Gift Cards for Terrorists: How an 18-Year-Old Tried to Fund ISIS!

A teen from the United States was arrested for allegedly providing financial support to someone he thought was a supporter of the Islamic State through gift cards, which were intended to fund a supposed war on nonbelievers.

18-year-old Mateo Ventura from Wakefield, Massachusetts, was charged with intentionally concealing the source of material support or resources to a terrorist group. He appeared initially during a hearing held at a district court in Worcester on June 8th, where his request for bail remained pending. He can face a 10-year prison sentence and a hefty $250,000 fine if found guilty.

According to an FBI affidavit included in the court documents, Ventura sent about 25 gift cards with a face value worth $965 from August 2020 to August 2021 to someone he thought was a sympathizer for the terrorist group, who turned out to be an undercover agent for the FBI. Documents noted that Ventura was still a minor at that time.

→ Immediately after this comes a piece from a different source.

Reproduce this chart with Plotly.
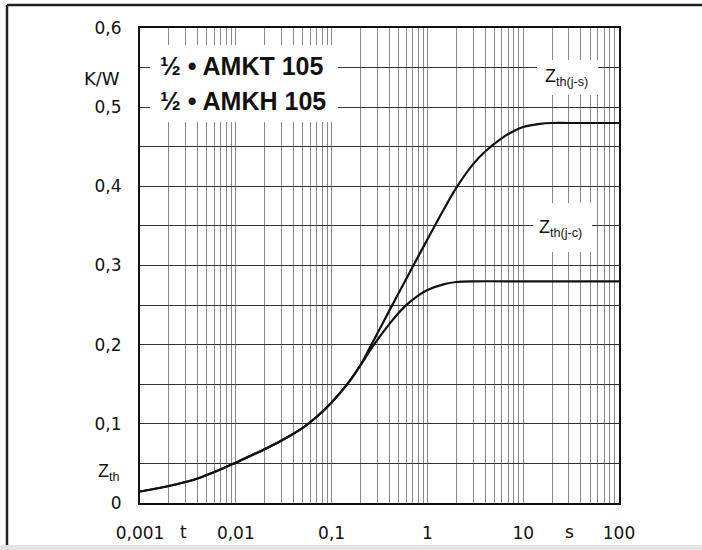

However, authorities said Ventura continued to provide additional gift cards worth $705 between January and May after he turned 18. Prosecutors believed Ventura sent the gift cards so they could be sold on the dark web for slightly less than their face value to support the Islamic State group financially.

The gift cards Ventura provided ranged from $10 to $100 in value. While most of these cards were from Google Play Store, some were from other retailers, like GameStop, Amazon, and even Dick’s Sporting Goods.

Using an encrypted online messaging app, Ventura expressed his desire to travel outside the United States and join the Islamic State terrorist group. He even purchased an airplane ticket to Cairo last April, but the affidavit by the FBI said he never departed, rescheduled, or canceled his flight.

The FBI affidavit also said the encrypted messaging platform Ventura used has become one of the Islamic State’s “primary communication tools and is used by its adherents and supporters ... to communicate their support for ISIS and to plan attacks.

The teenager even sent an audio message to the undercover FBI agent posing as an Islamic State sympathizer, pledging his allegiance and support to the group.

Ventura also attempted to contact the FBI and offered to provide information about future terror attacks the Islamic State is planning in exchange for $10 million. The FBI affidavit included copies of messages exchanged between Ventura and the undercover agent, filled with words and phrases in Arabic.

But Paul Ventura, Mateo’s father, believes that his son, who had learning and developmental disabilities, is innocent and that federal authorities are “railroading” his case.

My son said, ‘Dad, I don’t understand, I didn’t do anything wrong,’” Paul Ventura said, telling what his son said when the FBI came to arrest Mateo.